Question

The unit of impulse per unit area is the same as that of:
A. Coefficient of viscosity
B. Surface tension
C. Bulk modulus
D. None of the above

Answer 1

Hint: The change in momentum, that is, the product of force and change in time is called the impulse. The ratio of the shearing stress to the velocity gradient of the fluid is called the coefficient of viscosity. Using these definitions and the dimensional formulae, we will answer the question.

Complete answer:
From the given information, we have the data as follows.
The change in momentum, that is, the product of force and change in time is called the impulse. The ratio of the shearing stress to the velocity gradient of the fluid is called the coefficient of viscosity. OR, the measure of the resistance offered by the fluid to deform. The tendency of the liquid surface to shrink into the minimum surface area possible is called the surface tension. The ratio of direct stress to the volumetric strain is called the bulk modulus.
The dimensional formula of impulse per unit area is given as follows.
The formula of impulse and the area is, \[\dfrac{I}{A}=\dfrac{F\times t}{A}\]
The dimensional formula is, \[\begin{align}
  & \dfrac{I}{A}=\dfrac{[ML{{T}^{-2}}][T]}{[{{L}^{2}}]} \\
 & \therefore \dfrac{I}{A}=[M{{L}^{-1}}{{T}^{-1}}] \\
\end{align}\]
The dimensional formula of surface tension is given as follows.
The formula of the surface tension is, \[\sigma =\dfrac{F}{l}\]
The dimensional formula is, \[\begin{align}
  & \sigma =\dfrac{[ML{{T}^{-2}}]}{[L]} \\
 & \therefore \sigma =[M{{L}^{0}}{{T}^{-2}}] \\
\end{align}\]
The dimensional formula of the coefficient of viscosity is given as follows.
The formula of the coefficient of viscosity is, \[\eta =\dfrac{F}{A\times \left( {}^{dv}/{}_{dx} \right)}\]
The dimensional formula is, \[\begin{align}
  & \eta =\dfrac{[ML{{T}^{-2}}]}{[{{L}^{2}}]\times [{{T}^{-1}}]} \\
 & \therefore \eta =[M{{L}^{-1}}{{T}^{-1}}] \\
\end{align}\]
The dimensional formula of the bulk modulus is given as follows.
The formula of the bulk modulus is, \[k=\dfrac{dp}{{}^{dv}/{}_{v}}\]
The dimensional formula is, \[\begin{align}
  & k=\dfrac{[M{{L}^{-1}}{{T}^{-2}}]}{[{{M}^{0}}{{L}^{0}}{{T}^{0}}]} \\
 & \therefore k=[M{{L}^{-1}}{{T}^{-2}}] \\
\end{align}\]
\[\therefore \] The unit of impulse per unit area is the same as that of the coefficient of viscosity.

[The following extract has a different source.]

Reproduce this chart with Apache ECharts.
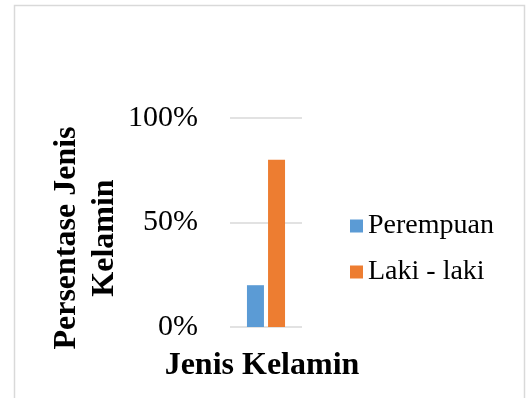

Thus, option (A) is correct.

Note:
The coefficient of viscosity is a property of the fluid. The bulk modulus is a property of a material that deals with elasticity in terms of volume. The higher the cohesive nature of the molecules of the fluid, the higher will be the surface tension of the fluid.